Satoshi Ozaki, a physicist at the U.S. Department of Energy's Brookhaven National Laboratory, will be honored as a distinguished Asian American professional at a ceremony on May 9 at the annual Asian Pacific American Heritage Month Celebration to be held at Stony Brook University's Charles B. Wang Center.

"I am honored to receive this recognition," Ozaki said. "I also appreciate the respect I have received from the colleagues with whom I have worked at Brookhaven Lab over many decades and from the members of the Laboratory's Asian Pacific American Association as a friend and a senior advisor."

The Asian American Advisory Board of the Suffolk County Office of Minority Affairs and the Charles B. Wang Center organize the Asian Pacific American Heritage Month Celebration in cooperation with Brookhaven Lab's Asian Pacific American Association, the Taiwanese American Association on Long Island, and the Filipino American Community Organizations of Long Island.

Ozaki will be unable to attend the May 9 ceremony, so Lab Director Sam Aronson will accept a proclamation from County Executive Steve Levy on behalf of Ozaki at the Wang Center Theater in a ceremony starting at 4 p.m.

Ozaki, with Brookhaven Lab's Michael Harrison, led the decade-long development and construction of the Laboratory's world-class accelerator, the Relativistic Heavy Ion Collider (RHIC). About 1,000 physicists from around the world run experiments at RHIC, colliding subatomic particles known as heavy ions head-on to study the type of matter that existed a millionth of a second after the Big Bang. In 2005, RHIC physicists discovered a "perfect" liquid, a type of matter that has not existed since the beginning of the universe.

In 2002, RHIC became the world' first and only accelerator to collide high-energy beams of polarized protons - protons that spin in the same direction. Physicists at RHIC hope to solve the mystery of what causes proton spin.
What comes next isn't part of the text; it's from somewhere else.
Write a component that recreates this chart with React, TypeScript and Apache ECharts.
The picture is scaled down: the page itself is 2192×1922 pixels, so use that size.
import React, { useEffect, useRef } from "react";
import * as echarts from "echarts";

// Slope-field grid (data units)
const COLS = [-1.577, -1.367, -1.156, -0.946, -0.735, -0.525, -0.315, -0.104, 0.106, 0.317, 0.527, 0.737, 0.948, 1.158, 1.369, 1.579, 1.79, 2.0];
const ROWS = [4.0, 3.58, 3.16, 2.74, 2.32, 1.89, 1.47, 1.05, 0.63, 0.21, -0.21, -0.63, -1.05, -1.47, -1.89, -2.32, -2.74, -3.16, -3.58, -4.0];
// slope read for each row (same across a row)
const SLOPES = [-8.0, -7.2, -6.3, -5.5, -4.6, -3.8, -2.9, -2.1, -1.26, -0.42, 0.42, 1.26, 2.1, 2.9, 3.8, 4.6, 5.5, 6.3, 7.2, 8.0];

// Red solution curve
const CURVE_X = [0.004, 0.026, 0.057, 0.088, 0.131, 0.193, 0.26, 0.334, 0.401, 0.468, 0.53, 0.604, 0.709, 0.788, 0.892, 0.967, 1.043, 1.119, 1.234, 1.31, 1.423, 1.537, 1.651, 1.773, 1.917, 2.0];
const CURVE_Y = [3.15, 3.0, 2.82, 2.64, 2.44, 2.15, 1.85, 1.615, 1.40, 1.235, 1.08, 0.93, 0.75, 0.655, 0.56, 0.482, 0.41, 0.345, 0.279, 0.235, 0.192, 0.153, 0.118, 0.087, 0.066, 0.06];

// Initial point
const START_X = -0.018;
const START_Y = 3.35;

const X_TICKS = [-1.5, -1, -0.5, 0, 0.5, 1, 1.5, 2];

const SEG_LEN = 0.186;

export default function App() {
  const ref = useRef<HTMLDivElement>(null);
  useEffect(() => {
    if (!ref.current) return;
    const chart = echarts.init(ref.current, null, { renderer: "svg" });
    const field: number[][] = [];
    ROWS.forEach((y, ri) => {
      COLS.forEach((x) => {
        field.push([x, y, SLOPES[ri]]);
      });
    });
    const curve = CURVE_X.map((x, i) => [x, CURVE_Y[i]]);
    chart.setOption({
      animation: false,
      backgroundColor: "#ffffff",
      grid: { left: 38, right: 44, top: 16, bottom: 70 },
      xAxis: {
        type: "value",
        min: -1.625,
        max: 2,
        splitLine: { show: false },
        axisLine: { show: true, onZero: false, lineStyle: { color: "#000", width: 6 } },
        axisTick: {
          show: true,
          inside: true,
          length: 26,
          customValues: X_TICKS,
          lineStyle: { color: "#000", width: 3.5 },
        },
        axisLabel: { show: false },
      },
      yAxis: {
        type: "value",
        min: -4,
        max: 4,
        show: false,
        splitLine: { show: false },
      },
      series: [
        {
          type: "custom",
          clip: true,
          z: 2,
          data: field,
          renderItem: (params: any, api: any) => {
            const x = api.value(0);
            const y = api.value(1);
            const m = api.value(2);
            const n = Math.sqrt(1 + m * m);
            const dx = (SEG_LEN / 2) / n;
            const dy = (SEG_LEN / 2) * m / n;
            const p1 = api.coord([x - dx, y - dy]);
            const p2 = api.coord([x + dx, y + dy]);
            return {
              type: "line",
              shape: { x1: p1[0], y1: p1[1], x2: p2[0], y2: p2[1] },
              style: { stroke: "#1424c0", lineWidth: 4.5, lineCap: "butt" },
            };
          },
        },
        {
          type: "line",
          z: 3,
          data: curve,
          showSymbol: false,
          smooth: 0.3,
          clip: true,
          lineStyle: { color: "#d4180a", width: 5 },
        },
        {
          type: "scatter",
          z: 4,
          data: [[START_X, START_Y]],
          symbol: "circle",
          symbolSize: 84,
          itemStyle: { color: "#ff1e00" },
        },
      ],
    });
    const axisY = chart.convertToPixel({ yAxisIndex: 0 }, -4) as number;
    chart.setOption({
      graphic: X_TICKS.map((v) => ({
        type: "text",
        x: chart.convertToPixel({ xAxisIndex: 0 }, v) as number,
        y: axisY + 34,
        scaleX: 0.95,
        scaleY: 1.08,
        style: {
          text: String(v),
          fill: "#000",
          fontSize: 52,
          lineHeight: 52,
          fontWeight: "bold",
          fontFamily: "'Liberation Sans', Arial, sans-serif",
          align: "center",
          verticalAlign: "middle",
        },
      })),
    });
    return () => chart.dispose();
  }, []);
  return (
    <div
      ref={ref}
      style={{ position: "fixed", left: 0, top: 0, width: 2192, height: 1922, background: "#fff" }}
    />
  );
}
Before Ozaki started the RHIC Project, he was invited in 1981 to join the National Laboratory for High Energy Physics, a research institute in Japan also known as KEK, to direct the construction of TRISTAN, the first major high-energy particle collider in the country. Ozaki completed TRISTAN on time and within budget. The facility accelerates and stores beams of electrons and positrons at 30 billion electron volts, the highest energy in the world at the time the accelerator started operations in 1987.

After earning a Ph.D. in physics from the Massachusetts Institute of Technology in 1959, Ozaki joined Brookhaven Lab as a research associate. He rose through the ranks to become a tenured senior physicist in 1972. He joined KEK in 1981 to work on TRISTAN, and then returned to Brookhaven in 1989 to head the RHIC Project. Besides completing the $660-million collider, Ozaki was instrumental in bringing polarized proton capability to RHIC with funding support from the RIKEN Institute of Japan.
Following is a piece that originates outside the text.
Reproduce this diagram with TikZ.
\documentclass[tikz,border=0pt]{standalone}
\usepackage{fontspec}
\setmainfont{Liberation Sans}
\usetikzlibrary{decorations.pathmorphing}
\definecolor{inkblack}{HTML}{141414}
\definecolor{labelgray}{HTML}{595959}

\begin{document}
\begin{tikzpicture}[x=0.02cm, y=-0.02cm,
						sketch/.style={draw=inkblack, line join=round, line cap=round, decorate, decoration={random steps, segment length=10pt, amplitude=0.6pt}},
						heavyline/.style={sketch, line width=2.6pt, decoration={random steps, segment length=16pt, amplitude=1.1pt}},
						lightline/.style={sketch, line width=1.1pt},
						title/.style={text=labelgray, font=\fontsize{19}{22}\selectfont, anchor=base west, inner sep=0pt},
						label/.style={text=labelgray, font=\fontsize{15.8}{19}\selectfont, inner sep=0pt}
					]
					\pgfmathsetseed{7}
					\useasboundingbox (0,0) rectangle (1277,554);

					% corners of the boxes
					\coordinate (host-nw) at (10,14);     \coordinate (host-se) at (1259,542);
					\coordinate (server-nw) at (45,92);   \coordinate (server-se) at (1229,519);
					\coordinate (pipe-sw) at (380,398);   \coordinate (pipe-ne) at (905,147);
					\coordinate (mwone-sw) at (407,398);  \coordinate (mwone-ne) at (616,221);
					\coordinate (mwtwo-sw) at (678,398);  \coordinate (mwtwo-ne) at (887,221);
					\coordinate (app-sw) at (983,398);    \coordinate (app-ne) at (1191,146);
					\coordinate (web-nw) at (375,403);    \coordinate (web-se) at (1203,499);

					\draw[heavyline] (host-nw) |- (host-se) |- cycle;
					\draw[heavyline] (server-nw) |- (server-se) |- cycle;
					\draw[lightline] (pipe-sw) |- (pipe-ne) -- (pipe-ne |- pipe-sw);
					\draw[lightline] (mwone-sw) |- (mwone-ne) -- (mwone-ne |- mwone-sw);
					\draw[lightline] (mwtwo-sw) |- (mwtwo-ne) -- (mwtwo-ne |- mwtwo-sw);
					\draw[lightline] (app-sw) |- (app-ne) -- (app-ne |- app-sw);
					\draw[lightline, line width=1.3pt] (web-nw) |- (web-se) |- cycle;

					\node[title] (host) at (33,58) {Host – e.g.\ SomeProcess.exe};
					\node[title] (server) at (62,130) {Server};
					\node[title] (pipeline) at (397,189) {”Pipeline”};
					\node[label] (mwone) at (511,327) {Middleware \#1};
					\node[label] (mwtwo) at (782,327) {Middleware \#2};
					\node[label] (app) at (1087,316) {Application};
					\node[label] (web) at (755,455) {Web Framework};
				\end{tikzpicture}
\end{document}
Since 2000, Ozaki has been the Special Assistant to the Laboratory Director on Accelerator Projects, and from 2005 to 2007, Ozaki directed the Accelerator Systems Division for Brookhaven's NSLS-II Project. Currently, he is a senior project advisor for the project, which involves the construction of a $912-million synchrotron light source that will provide extremely bright x-rays for basic and applied research in many areas of science.
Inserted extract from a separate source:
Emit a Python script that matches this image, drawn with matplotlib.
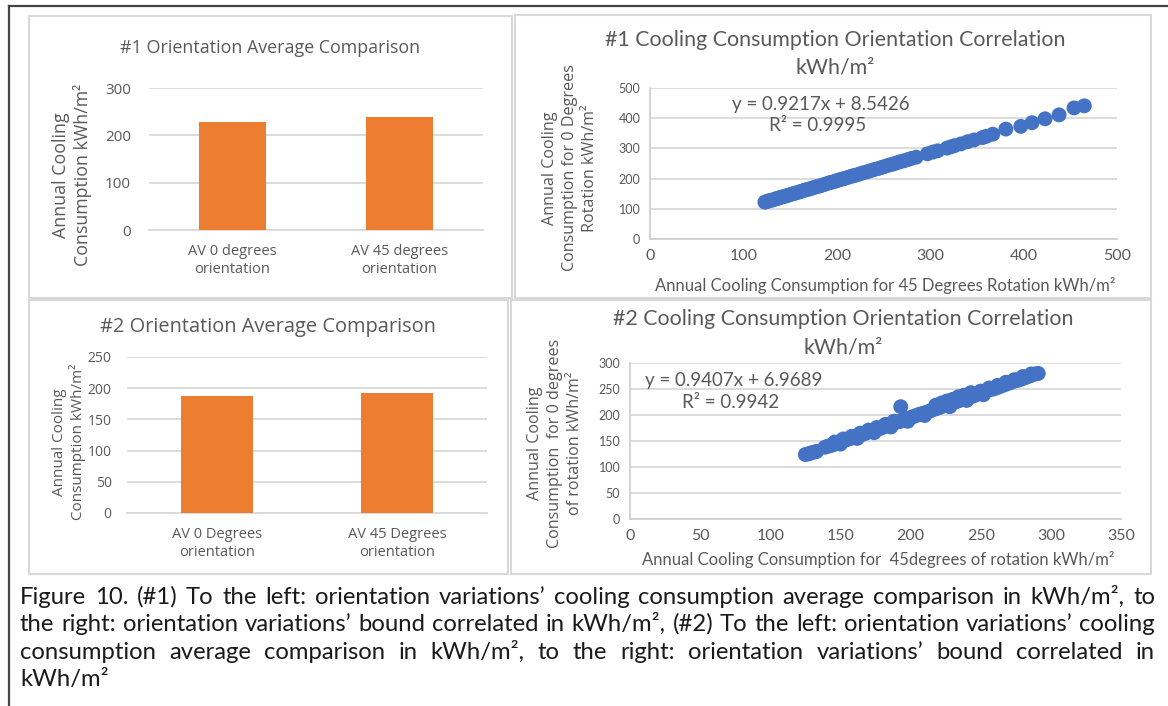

Ozaki serves on numerous advisory and review committees for U.S. and international institutions, laboratories and government agencies. He is a Fellow of the American Physical Society (APS), and he was awarded the APS 2009 Robert R. Wilson Prize for outstanding achievement in the physics of particle accelerators. He was honored as "Man of the Year in Science" by the Times Beacon Record Newspapers in 2008, and in 2007, Ozaki, with Brookhaven's Michael Harrison, received the IEEE Particle Accelerator Science & Technology Award.